Figure 4 illustrates how network cartography changes as a function of niche breadth. In species with low niche breadth, topologic features conferring efficiency are prominent, whereas those that impart robustness are weaker. Short APL in such networks indicates that metabolic end products can generally be produced in a smaller number of steps and, thus, with less energetic input (i.e., cellular resources). This has been previously reported for genomes of intracellular species that have lost genes associated with processing metabolites that can be consistently acquired from the host (Batagelj and Mrvar 2003). Estimates of λ indicate that these networks tend to be centered on just a small number of hub nodes. Furthermore, lower clustering coefficients indicate lower redundancy within the network. Although highly efficient, such networks are susceptible to fragmentation if a hub node (i.e., metabolite) becomes unavailable. Network robustness, by way of redundancy, is more costly to maintain and may be an energetic liability in habitats with a narrow and stable collection of metabolites, such as the intracellular or host-restricted environment.

Fig. 4
figure 4

Relation between the cartography of a metabolic network and niche breadth. All five indices of network shape are significantly associated with niche breadth (see Table 1). Box-and-whisker plots are used to show the distribution of each shape statistic according to niche-breadth score. nAPL normalized average path length, \( \overline{k} \)average node degree, exponent of degree distribution, nCC normalized clustering coefficient, nMod normalized modularity

Species inhabiting highly complex and dynamic environments, i.e., large niche breadth, have larger average node degree, indicating greater energetic input into cellular metabolism (see Fig. 4 and the Supplementary Material). Although less efficient, the networks of such species are more robust through greater edge redundancy, a feature that is considered critical for survival in conditions with fluctuating metabolite availability. Indeed, species with wide environmental breadth have been shown to respond to environmental changes in metabolite availability through activation of alternate metabolic pathways (Almaas et al. 2005). Even in cases where alternative pathways are not available, changes in metabolite availability will have less impact on overall metabolism, compared with species with low niche breadth, because their networks tend to be more modular, i.e., they tend to have greater independence between clusters of nodes.
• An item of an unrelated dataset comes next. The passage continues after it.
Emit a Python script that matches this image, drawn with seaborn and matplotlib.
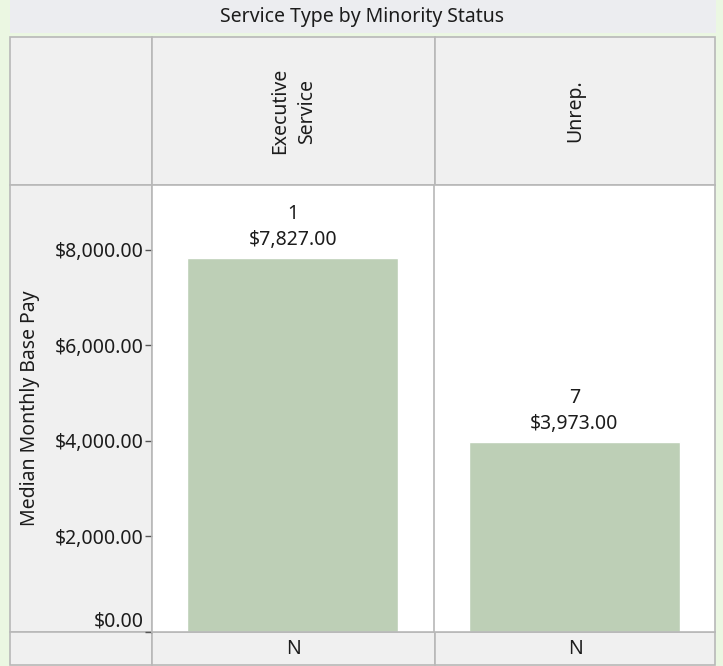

Variation in network shape is greatest in niche breadth scores 1 through 3 and more subtle in scores 3 through 5. This may reflect more dramatic lifestyle variation between species with narrow habitats, or it may indicate that the definitions of niche breadth require finer clarification. Future efforts to characterize habitat complexity may benefit from using a semiquantitative approach, by incorporating both ordinal and quantitative indices. The index describing number of metabolite inputs provides a useful new perspective on species ecology because it describes metabolic plasticity in quantitative terms.

Despite recent developments, science is a long way from a full understanding of the origins of biologic complexity. The tools of network analysis seem to offer great promise for advancing such studies; however, in the rush to apply these tools to questions of complexity, there has been little critical assessment of the scope of network shape diversity or its potential ecologic relevance (Lynch 2007). With this work we have taken some first steps in that direction. We have established that the natural diversity of metabolic cartography is extensive and covaries with features of ecology that have clear metabolic significance. The positive association between network robustness and niche breadth suggests that network cartography can be viewed as a complex phenotype with potentially adaptive qualities. The next challenge is to develop a rigid null model for the evolution of metabolic structure by neutral processes. Such a model could serve as the basis for an explicit test of the role of natural selection in the origins of network robustness and efficiency.